Sunday, 28 June 2009

Christian anarchists?


I haven't been blogging for a while, finishing off a paper for a conference, more about that later, but will now be catching up, at least with some notes on some of my reading.

Tripp York's Living on Hope while Living In Babylon: The Christian Anarchists of the 20th Century (Wipf @ Stock, 2009) provides an interesting take on some well covered ground on Christianity, theology and politics.

Tripp York places the telling of some stories of Christian political witness in the 20th century, Dorothy Day and the Catholic worker movement, Clarence Jordan and Koinonia Farm and the Berrigan brothers within the context of a discussion of anarchism and Christian apocalyptic politics.

To those who want a fuller account of the lives and witness of these movements within a theological there is some great reading available that takes you further than is possible in York's brief account. York is helpful in locating the life and witness of these dangerous and disturbing Christians within the context of anarchist thought and Christian apocalyptic politics.

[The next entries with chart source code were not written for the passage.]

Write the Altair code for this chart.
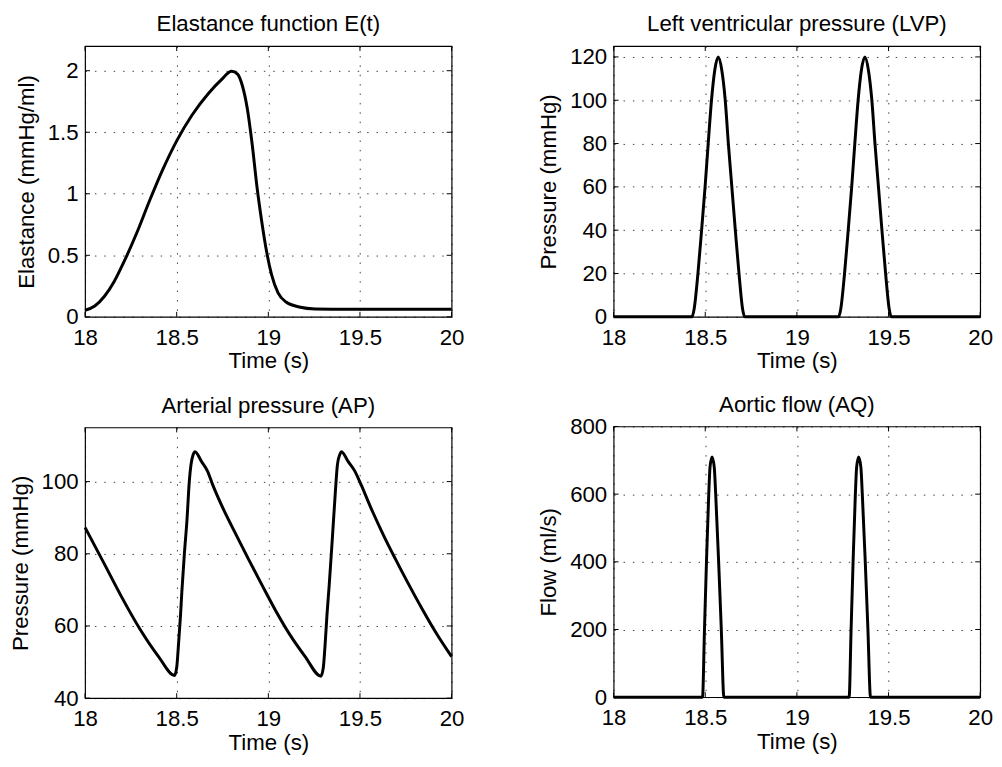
import altair as alt
import pandas as pd

# ---------------- data ----------------
# Elastance function E(t)
e_t = [18.0, 18.053, 18.106, 18.159, 18.212, 18.283, 18.354, 18.425, 18.5, 18.584,
       18.673, 18.743, 18.8, 18.832, 18.858, 18.885, 18.912, 18.938, 18.965, 18.991,
       19.018, 19.053, 19.097, 19.168, 19.257, 19.434, 20.0]
e_v = [0.053, 0.088, 0.167, 0.287, 0.446, 0.685, 0.951, 1.20, 1.43, 1.64,
       1.815, 1.925, 1.995, 1.973, 1.88, 1.695, 1.40, 1.057, 0.765, 0.526,
       0.34, 0.194, 0.12, 0.08, 0.064, 0.061, 0.061]

# Left ventricular pressure (LVP)
lvp_t = [18.0, 18.4275, 18.44, 18.46, 18.48, 18.499, 18.516, 18.534, 18.552, 18.571,
         18.59, 18.609, 18.626, 18.645, 18.664, 18.684, 18.703, 18.715,
         19.2275, 19.24, 19.26, 19.28, 19.299, 19.316, 19.334, 19.352, 19.371,
         19.39, 19.409, 19.426, 19.445, 19.464, 19.484, 19.503, 19.515, 20.0]
lvp_v = [0, 0, 4, 20, 40, 60, 80, 100, 114, 120,
         114, 100, 80, 60, 40, 20, 4, 0,
         0, 4, 20, 40, 60, 80, 100, 114, 120,
         114, 100, 80, 60, 40, 20, 4, 0, 0]

# Arterial pressure (AP)
ap_t = [18.0, 18.1, 18.2, 18.3, 18.4, 18.488, 18.5,
        18.51, 18.521, 18.528, 18.542, 18.556, 18.569, 18.578, 18.59, 18.6, 18.635,
        18.668, 18.695, 18.758, 18.83, 18.893, 18.965, 19.044, 19.12, 19.2,
        19.287, 19.3, 19.31, 19.32, 19.332, 19.35, 19.365, 19.377, 19.39,
        19.399, 19.435, 19.472, 19.497, 19.566, 19.628, 19.691, 19.763, 19.844, 19.92,
        20.0]
ap_v = [87.3, 77.7, 68.0, 59.1, 51.6, 46.3, 48.5,
        55, 63.1, 69.4, 80.1, 89.3, 100.2, 104.7, 107.5, 108.3, 105.6,
        102.9, 99.3, 92.0, 84.7, 78.4, 71.4, 63.9, 57.4, 51.6,
        46.1, 48.5, 55, 63.1, 71.2, 84.8, 96.6, 104.7, 107.5,
        108.3, 105.6, 102.9, 100.2, 92.0, 85.2, 78.8, 71.8, 64.3, 57.7,
        51.5]

# Aortic flow (AQ)
aq_t = [18.0, 18.485, 18.4957, 18.5066, 18.519, 18.526, 18.537, 18.549, 18.5569, 18.573,
        18.5875, 18.6017, 19.285, 19.2957, 19.3066, 19.319, 19.326, 19.337, 19.349, 19.3569,
        19.373, 19.3875, 19.4017, 20.0]
aq_v = [0, 0, 200, 400, 600, 680, 710, 680, 600, 400,
        200, 0, 0, 200, 400, 600, 680, 710, 680, 600,
        400, 200, 0, 0]

x_ticks = [18, 18.5, 19, 19.5, 20]
e_ticks = [0, 0.5, 1, 1.5, 2]
lvp_ticks = [0, 20, 40, 60, 80, 100, 120]
ap_ticks = [40, 60, 80, 100]
aq_ticks = [0, 200, 400, 600, 800]

# ---------------- styling ----------------
FONT = "Liberation Sans"
FS = 22.5
H = 274
W = 371
TICK = 5
LBL = "'' + datum.value"


def make_panel(t, v, title, ytitle, ydom, yticks, toff):
    df = pd.DataFrame({"t": t, "v": v})
    xs = alt.Scale(domain=[18, 20], nice=False, zero=False)
    ys = alt.Scale(domain=ydom, nice=False, zero=False)
    xaxis = alt.Axis(values=x_ticks, labelExpr=LBL, title="Time (s)")
    yaxis = alt.Axis(values=yticks, labelExpr=LBL, title=ytitle)
    line = alt.Chart(df).mark_line(
        color="black", strokeWidth=3, interpolate="monotone"
    ).encode(
        x=alt.X("t:Q", scale=xs, axis=xaxis),
        y=alt.Y("v:Q", scale=ys, axis=yaxis),
    )
    xt = pd.DataFrame({"t": x_ticks})
    yt = pd.DataFrame({"v": yticks})
    rule = dict(color="black", strokeWidth=1)
    bottom = alt.Chart(xt).mark_rule(**rule).encode(
        x=alt.X("t:Q", scale=xs, axis=xaxis), y=alt.value(H), y2=alt.value(H - TICK))
    top = alt.Chart(xt).mark_rule(**rule).encode(
        x=alt.X("t:Q", scale=xs, axis=xaxis), y=alt.value(0), y2=alt.value(TICK))
    left = alt.Chart(yt).mark_rule(**rule).encode(
        y=alt.Y("v:Q", scale=ys, axis=yaxis), x=alt.value(0), x2=alt.value(TICK))
    right = alt.Chart(yt).mark_rule(**rule).encode(
        y=alt.Y("v:Q", scale=ys, axis=yaxis), x=alt.value(W - TICK), x2=alt.value(W))
    return alt.layer(line, bottom, top, left, right).properties(
        width=W, height=H,
        title=alt.TitleParams(text=title, font=FONT, fontSize=FS, fontWeight="normal",
                              color="black", anchor="middle", offset=toff, frame="group"),
    )


p1 = make_panel(e_t, e_v, "Elastance function E(t)", "Elastance (mmHg/ml)", [0, 2.2], e_ticks, 10)
p2 = make_panel(lvp_t, lvp_v, "Left ventricular pressure (LVP)", "Pressure (mmHg)", [0, 125], lvp_ticks, 10)
p3 = make_panel(ap_t, ap_v, "Arterial pressure (AP)", "Pressure (mmHg)", [40, 115], ap_ticks, 10)
p4 = make_panel(aq_t, aq_v, "Aortic flow (AQ)", "Flow (ml/s)", [0, 800], aq_ticks, -1.25)

chart = alt.concat(
    p1, p2, p3, p4, columns=2, align="none",
    spacing={"row": 21, "column": 72},
).properties(
    padding={"left": 0, "top": 0, "right": 0, "bottom": 0},
    background="white",
).configure_view(
    stroke="black", strokeWidth=1.2
).configure_axis(
    grid=True, gridColor="black", gridOpacity=0.75, gridDash=[1.5, 8], gridWidth=1,
    ticks=False, tickSize=0, domain=False,
    labelFont=FONT, labelFontSize=FS, labelColor="black", labelPadding=10,
    labelFlush=False, labelOverlap=False, labelBound=False,
    titleFont=FONT, titleFontSize=FS, titleFontWeight="normal", titleColor="black",
    titlePadding=1,
).configure_axisY(
    labelPadding=7, titlePadding=9,
)

chart.save("out.html", embed_options={"renderer": "svg", "actions": False})
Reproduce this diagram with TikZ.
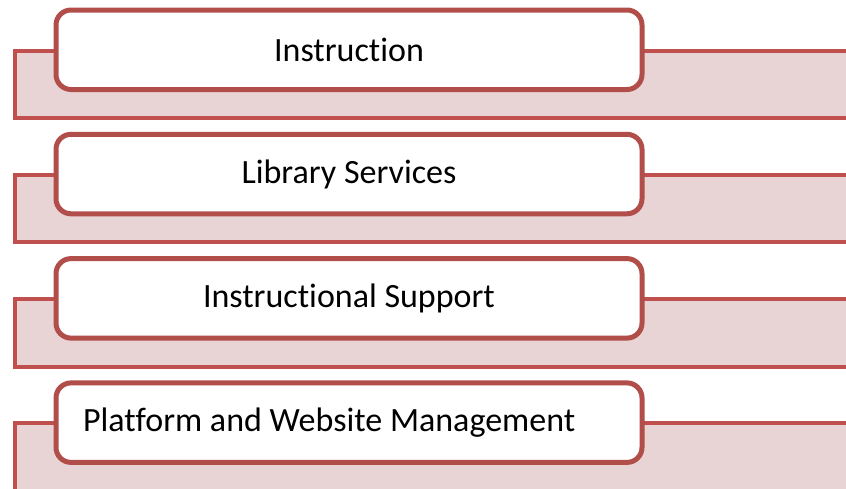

York is developing an argument about what it means to be in the world but not of the world. Such a life is anarchical but is different from the anarchists.

The difference according to York ... lies in the conviction that a Jew from Galilee was raised from the dead in that God's creation might know God. They wanted to share in its resurrection and they wanted to share in it while they were still alive. For it is in Jesus' resurrection that we find hope in the midst of Babylon. (109)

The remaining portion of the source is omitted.